Cook the egg noodles & get prepped
1

• Boil the kettle. Half-fill a medium saucepan with boiling water. • Cook egg noodles over medium-high heat, stirring occasionally with a fork to separate, until tender, 4-5 minutes. • Drain, rinse with cold water and set aside.

Cook the veggies
2

• Meanwhile, in a medium bowl, whisk the egg and a pinch of salt and pepper. • Slice capsicum into strips. Roughly chop Asian greens. Thinly slice spring onion. • Cut chicken breast into 2cm chunks. • In a large frying pan, heat a drizzle of olive oil over medium-high heat. • Cook capsicum tossing, until tender, 4-5 minutes. Add garlic paste and Asian greens and cook, until fragrant, 1 minute. • Stir in egg mixture, cook until cooked through, 1 minute. Transfer to a bowl. • In a small bowl, combine oyster sauce, the brown sugar, the soy sauce and the water. Set aside.

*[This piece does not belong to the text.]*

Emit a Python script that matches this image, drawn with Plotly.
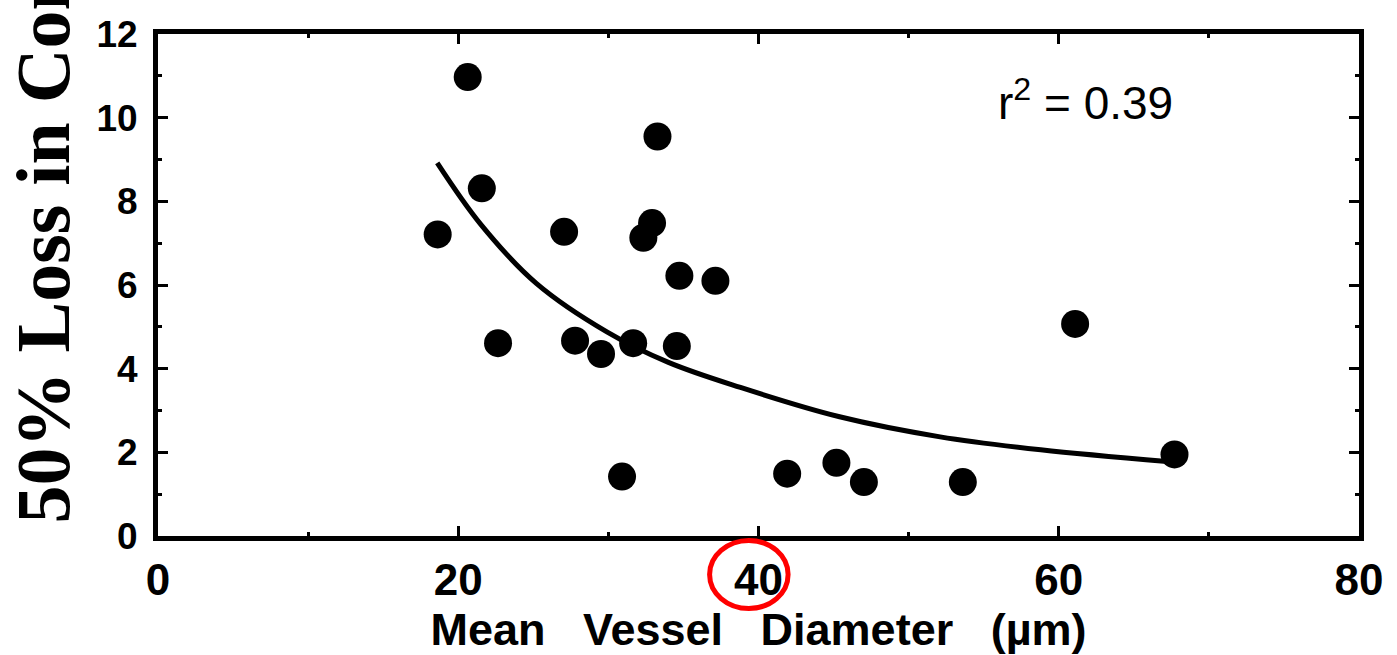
import plotly.graph_objects as go

# Scatter data (mean vessel diameter in µm, 50% loss value)
diameter = [20.63, 33.27, 21.57, 18.63, 27.05, 32.91, 32.33, 34.73, 37.13, 22.65, 27.78,
            29.51, 31.65, 34.56, 30.91, 41.91, 45.19, 47.02, 53.61, 61.09, 67.71]
loss = [10.97, 9.55, 8.31, 7.21, 7.27, 7.48, 7.13, 6.22, 6.10, 4.61, 4.67,
        4.35, 4.61, 4.54, 1.42, 1.49, 1.75, 1.29, 1.29, 5.07, 1.95]

# Fitted curve
fit_x = [18.6, 21.5, 25.2, 29.9, 34.0, 38.8, 45.4, 52.1, 58.8, 67.2]
fit_y = [8.92, 7.45, 6.04, 4.88, 4.15, 3.55, 2.85, 2.37, 2.06, 1.78]

x_ticks = [0, 20, 40, 60, 80]
y_ticks = [0, 2, 4, 6, 8, 10, 12]

fig = go.Figure()
fig.add_trace(go.Scatter(x=fit_x, y=fit_y, mode="lines", line=dict(color="black", width=5, shape="spline"),
                         showlegend=False, hoverinfo="skip"))
fig.add_trace(go.Scatter(x=diameter, y=loss, mode="markers",
                         marker=dict(color="black", size=28, line=dict(width=0)), showlegend=False))

W, H = 1397, 655
L, R, T, B = 158, 38, 34, 119
pw, ph = W - L - R, H - T - B

sp = "&nbsp;&nbsp; "
fig.update_layout(
    width=W, height=H, margin=dict(l=L, r=R, t=T, b=B, autoexpand=False),
    plot_bgcolor="white", paper_bgcolor="white",
    xaxis=dict(range=[0, 80], tickvals=x_ticks, ticks="inside", ticklen=10, tickwidth=3, tickcolor="black",
               showline=True, linewidth=5, linecolor="black", mirror="ticks", showgrid=False, zeroline=False,
               automargin=False,
               minor=dict(dtick=10, ticks="inside", ticklen=4, tickwidth=3, tickcolor="black", showgrid=False),
               tickfont=dict(family="Liberation Sans", size=44, color="black", weight="bold"),
               ticklabelstandoff=1,
               title=dict(text="Mean" + sp + "Vessel" + sp + "Diameter" + sp + "(µm)", standoff=4,
                          font=dict(family="Liberation Sans", size=45, color="black", weight="bold"))),
    yaxis=dict(range=[0, 12], tickvals=y_ticks, ticks="inside", ticklen=10, tickwidth=3, tickcolor="black",
               showline=True, linewidth=5, linecolor="black", mirror="ticks", showgrid=False, zeroline=False,
               automargin=False,
               minor=dict(dtick=1, ticks="inside", ticklen=4, tickwidth=3, tickcolor="black", showgrid=False),
               tickfont=dict(family="Liberation Sans", size=37, color="black", weight="bold"),
               ticklabelstandoff=8),
)

# rotated y title, clipped at the top like in the reference
fig.add_annotation(text="50% Loss in Con", xref="paper", yref="paper",
                   x=(42 - L) / pw, y=(536 - 526) / ph, xanchor="center", yanchor="bottom",
                   textangle=-90, showarrow=False,
                   font=dict(family="Liberation Serif", size=76, color="black", weight="bold"))

fig.add_annotation(text="r<sup>2</sup> = 0.39", xref="paper", yref="paper",
                   x=(1085 - L) / pw, y=(536 - 100) / ph, xanchor="center", yanchor="middle",
                   showarrow=False, font=dict(family="Liberation Sans", size=46, color="black"))

# red circle around the 40 tick label
fig.add_shape(type="circle", xref="x", yref="paper",
              x0=(709.5 - L) / 15.01, x1=(788 - L) / 15.01,
              y0=(536 - 608.5) / ph, y1=(536 - 540.5) / ph,
              line=dict(color="#ff0000", width=5))

fig.write_html("out.html")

Cook the chicken & bring it all together
3

• Wipe out frying pan and return to high heat with a drizzle of olive oil. When oil is hot, cook chicken, tossing occasionally, until browned and cooked through (when no longer pink inside), 5-6 minutes. • Reduce heat to medium-high. Add ginger paste (see ingredients) and Southeast Asian spice blend, and cook until fragrant, 1 minute. • Add sauce mixture and cook, until bubbling, 1 minute. • Remove pan from heat and return veggies and noodles, tossing until combined. Season to taste.

Finish & serve
4

• Divide chicken Singapore-style noodles and veggies between bowls. • Top with spring onion. Enjoy!